We all know Mel Brooks is the undisputed king of cynicism, sarcasm and satire. It seems we now have to add the title of prophet to his résumé.
In his classic, 1987 Star Wars send-up Spaceballs, Brooks poked fun not just at the franchise but also at the rampant commercialism associated with it. In the film, he mocks the way in which a film studio will emblazon a movie’s logo, characters’ faces, and anything else associated with the film or franchise on everything it could get its proverbial hands on, including lunch boxes, dolls, and, of course, flamethrowers. (The kiddies love this one!)
Fast forward three decades and yes, you too for the low, low price of $500, can own a genuine, authentic, Star Wars flametrooper flamethrower.
Okay, fine, it’s not an *officially* marketed Star Wars product, but Elon Musk’s Boring Company did actually manufacture, and sell to the general public, the “not-a-flamethrower” (so-named due to legal constraints) pictured above.
Now, where have I seen something similar before?

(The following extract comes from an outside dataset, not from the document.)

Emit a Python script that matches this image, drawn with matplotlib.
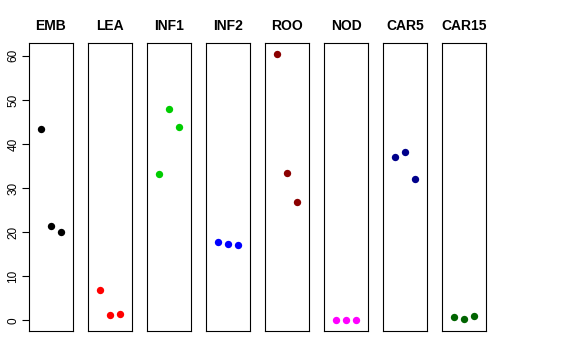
import matplotlib
matplotlib.use("Agg")
import matplotlib.pyplot as plt

# Daten pro Gewebe (3 Replikate)
tissues = ["EMB", "LEA", "INF1", "INF2", "ROO", "NOD", "CAR5", "CAR15"]
values = {
    "EMB":   [43.3, 21.4, 20.0],
    "LEA":   [6.9, 1.2, 1.5],
    "INF1":  [33.3, 48.0, 43.9],
    "INF2":  [17.7, 17.4, 17.0],
    "ROO":   [60.5, 33.4, 26.9],
    "NOD":   [0.05, 0.05, 0.05],
    "CAR5":  [37.1, 38.3, 32.0],
    "CAR15": [0.8, 0.4, 0.9],
}
colors = ["black", "red", "#00CD00", "blue", "#8B0000", "magenta", "#00008B", "#006400"]
yticks = [0, 10, 20, 30, 40, 50, 60]

plt.rcParams["font.family"] = ["Liberation Sans", "DejaVu Sans"]

W, H = 576, 360
fig = plt.figure(figsize=(W / 100, H / 100), dpi=100)

left0, pw, step = 29, 44, 59
top, bottom = 43, 331
for i, (t, c) in enumerate(zip(tissues, colors)):
    ax = fig.add_axes([(left0 + i * step) / W, (H - bottom) / H,
                       pw / W, (bottom - top) / H])
    ax.scatter([1, 2, 3], values[t], s=28, color=c, zorder=3, linewidths=0)
    ax.set_xlim(-0.16, 4.16)
    ax.set_ylim(-2.42, 62.92)
    ax.set_xticks([])
    for s in ax.spines.values():
        s.set_linewidth(0.8)
    ax.set_title(t, fontsize=10, fontweight="bold", pad=9)
    if i == 0:
        ax.set_yticks(yticks)
        ax.tick_params(axis="y", length=5, width=0.8, labelsize=8.5, pad=2)
        for lab in ax.get_yticklabels():
            lab.set_rotation(90)
            lab.set_va("center")
    else:
        ax.set_yticks([])

plt.savefig("out.png", dpi=100)
plt.close()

Bears a striking resemblance, doesn’t it?
NOTE TO COSPLAYERS – Please, please, please do not don flametrooper armor and bring a not-a-flamethrower to Comic-Con. (Sadly, yes, I probably do have to make that plea.)
I haven’t seen any official comment from Mel Brooks on this comically ironic turn of events, but boy would I love to hear what he has to say.

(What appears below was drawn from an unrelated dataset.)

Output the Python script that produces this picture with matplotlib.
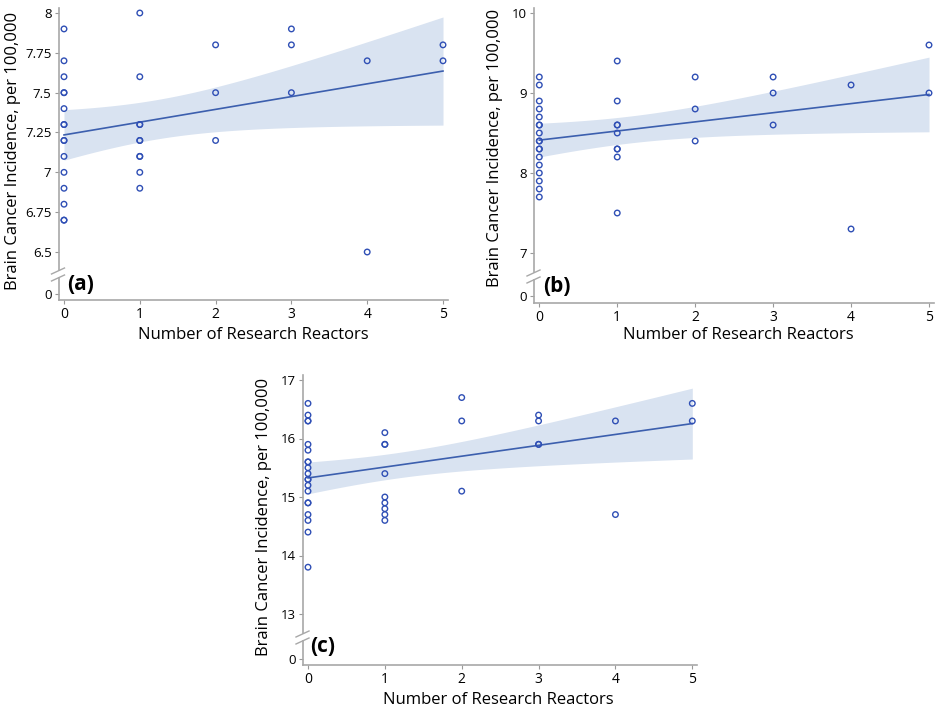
import numpy as np
import matplotlib
matplotlib.use("Agg")
import matplotlib.pyplot as plt
from matplotlib.lines import Line2D

plt.rcParams['font.family'] = ['Open Sans', 'DejaVu Sans']

# ---------------- data ----------------
x_ticks = [0, 1, 2, 3, 4, 5]

a_x = [0]*16 + [1]*10 + [2]*3 + [3]*3 + [4]*2 + [5]*2
a_y = [7.9, 7.7, 7.6, 7.5, 7.5, 7.4, 7.3, 7.3, 7.2, 7.2, 7.1, 7.0, 6.9, 6.8, 6.7, 6.7,
       8.0, 7.6, 7.3, 7.3, 7.2, 7.2, 7.1, 7.1, 7.0, 6.9,
       7.8, 7.5, 7.2,
       7.9, 7.8, 7.5,
       7.7, 6.5,
       7.8, 7.7]
a_yticks = [6.5, 6.75, 7, 7.25, 7.5, 7.75, 8]
a_ytick_labels = ['6.5', '6.75', '7', '7.25', '7.5', '7.75', '8']

b_x = [0]*18 + [1]*9 + [2]*3 + [3]*3 + [4]*2 + [5]*2
b_y = [9.2, 9.1, 8.9, 8.8, 8.7, 8.6, 8.6, 8.5, 8.4, 8.4, 8.3, 8.3, 8.2, 8.1, 8.0, 7.9, 7.8, 7.7,
       9.4, 8.9, 8.6, 8.6, 8.5, 8.3, 8.3, 8.2, 7.5,
       9.2, 8.8, 8.4,
       9.2, 9.0, 8.6,
       9.1, 7.3,
       9.6, 9.0]
b_yticks = [7, 8, 9, 10]
b_ytick_labels = ['7', '8', '9', '10']

c_x = [0]*20 + [1]*9 + [2]*3 + [3]*4 + [4]*2 + [5]*2
c_y = [16.6, 16.4, 16.3, 16.3, 15.9, 15.8, 15.6, 15.6, 15.5, 15.4, 15.3, 15.3, 15.2, 15.1,
       14.9, 14.9, 14.7, 14.6, 14.4, 13.8,
       16.1, 15.9, 15.9, 15.4, 15.0, 14.9, 14.8, 14.7, 14.6,
       16.7, 16.3, 15.1,
       16.4, 16.3, 15.9, 15.9,
       16.3, 14.7,
       16.6, 16.3]
c_yticks = [13, 14, 15, 16, 17]
c_ytick_labels = ['13', '14', '15', '16', '17']

panel_labels = ['(a)', '(b)', '(c)']
x_label = 'Number of Research Reactors'
y_label = 'Brain Cancer Incidence, per 100,000'

# ---------------- style ----------------
W, H = 943, 710
PT_COLOR = '#2f4fb5'
LINE_COLOR = '#3c5fae'
BAND_COLOR = '#d9e3f1'
SPINE = '#a8a8a8'
TICKFS = 9.5
LABELFS = 12

fig = plt.figure(figsize=(W / 100, H / 100), dpi=100)


def fx(px):
    return px / W


def fy(py):
    return 1 - py / H


def t_crit(nu):
    z = 1.959964
    return z + (z**3 + z) / (4 * nu) + (5 * z**5 + 16 * z**3 + 3 * z) / (96 * nu**2)


def panel(xs, ys, yticks, yticklabels, label,
          ax_left, ax_right, x0_px, x5_px,
          top_px, brk_top, brk_bot, bottom_px, zero_px,
          tick_lo_px, tick_hi_px, lab_x, lab_y, xl_xy, yl_xy):
    xs = np.asarray(xs, float)
    ys = np.asarray(ys, float)
    per_x = (x5_px - x0_px) / 5
    xlim = (-(x0_px - ax_left) / per_x, 5 + (ax_right - x5_px) / per_x)
    per_y = (tick_lo_px - tick_hi_px) / (yticks[-1] - yticks[0])
    ylim = (yticks[0] - (brk_top - tick_lo_px) / per_y,
            yticks[-1] + (tick_hi_px - top_px) / per_y)

    ax = fig.add_axes([fx(ax_left), fy(brk_top), fx(ax_right - ax_left),
                       (brk_top - top_px) / H])
    ax2 = fig.add_axes([fx(ax_left), fy(bottom_px), fx(ax_right - ax_left),
                        (bottom_px - brk_bot) / H])
    for a in (ax, ax2):
        a.set_xlim(*xlim)
        a.patch.set_alpha(0)
        for s in ('top', 'right'):
            a.spines[s].set_visible(False)
        a.spines['left'].set_color(SPINE)
        a.spines['left'].set_linewidth(1.2)
        a.tick_params(axis='both', colors='#999999', length=3, width=0.8,
                      labelcolor='black', labelsize=TICKFS, pad=2)
    ax.spines['bottom'].set_visible(False)
    ax.set_xticks([])
    ax.set_ylim(*ylim)
    ax.set_yticks(yticks)
    ax.set_yticklabels(yticklabels)

    hb = bottom_px - brk_bot
    z = bottom_px - zero_px
    ax2.set_ylim(-z, hb - z)
    ax2.set_yticks([0])
    ax2.set_yticklabels(['0'])
    ax2.spines['bottom'].set_color(SPINE)
    ax2.spines['bottom'].set_linewidth(1.2)
    ax2.set_xticks(x_ticks)
    ax2.set_xticklabels([str(v) for v in x_ticks])
    ax2.tick_params(axis='x', labelsize=TICKFS + 0.5)

    # regression with 95% CI of the mean
    n = len(xs)
    b, a0 = np.polyfit(xs, ys, 1)
    resid = ys - (a0 + b * xs)
    s = np.sqrt(np.sum(resid**2) / (n - 2))
    sxx = np.sum((xs - xs.mean())**2)
    gx = np.linspace(0, 5, 200)
    gy = a0 + b * gx
    half = t_crit(n - 2) * s * np.sqrt(1 / n + (gx - xs.mean())**2 / sxx)
    ax.fill_between(gx, gy - half, gy + half, color=BAND_COLOR, lw=0, zorder=1)
    ax.plot(gx, gy, color=LINE_COLOR, lw=1.2, zorder=2)
    ax.scatter(xs, ys, s=16, facecolors='none', edgecolors=PT_COLOR,
               linewidths=1.0, zorder=3, clip_on=False)

    # break marks
    for dy in (0, 7):
        fig.add_artist(Line2D([fx(ax_left - 7), fx(ax_left + 6)],
                              [fy(brk_top + 4 + dy), fy(brk_top - 2 + dy)],
                              color=SPINE, lw=1.0))

    fig.text(fx(lab_x), fy(lab_y), label, fontsize=15, fontweight='bold',
             ha='left', va='center')
    fig.text(fx(xl_xy[0]), fy(xl_xy[1]), x_label, fontsize=LABELFS,
             ha='center', va='center')
    fig.text(fx(yl_xy[0]), fy(yl_xy[1]), y_label, fontsize=LABELFS,
             ha='center', va='center', rotation=90)


panel(a_x, a_y, a_yticks, a_ytick_labels, panel_labels[0],
      58.5, 448, 64, 443, 8, 270, 278, 300, 294, 252, 13,
      67, 284, (253, 335), (13, 151))
panel(b_x, b_y, b_yticks, b_ytick_labels, panel_labels[1],
      534, 934, 539.3, 929, 8, 272, 280, 303, 296, 253, 13,
      543, 286, (738, 335), (495, 148))
panel(c_x, c_y, c_yticks, c_ytick_labels, panel_labels[2],
      303, 697, 308, 692.3, 375, 633, 641, 665, 659, 614, 380,
      310, 647, (498, 700), (264, 517))

fig.savefig('out.png', dpi=100)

I suppose this all proves Brooks’s point regarding the ridiculousness of movie marketing, to some extent. Intended or not, you can’t tell me that there isn’t someone out there somewhere cosplaying as a New Order flametrooper with an actual flame thrower that just happens to match the uniform.
Perhaps there is some sense in all this marketing madness, however: for all the marketing missteps Disney and Lucasfilm made with Solo: A Story Wars Story, at least this happened:
Now go drink and flame-throw responsibly. Just not at the same time.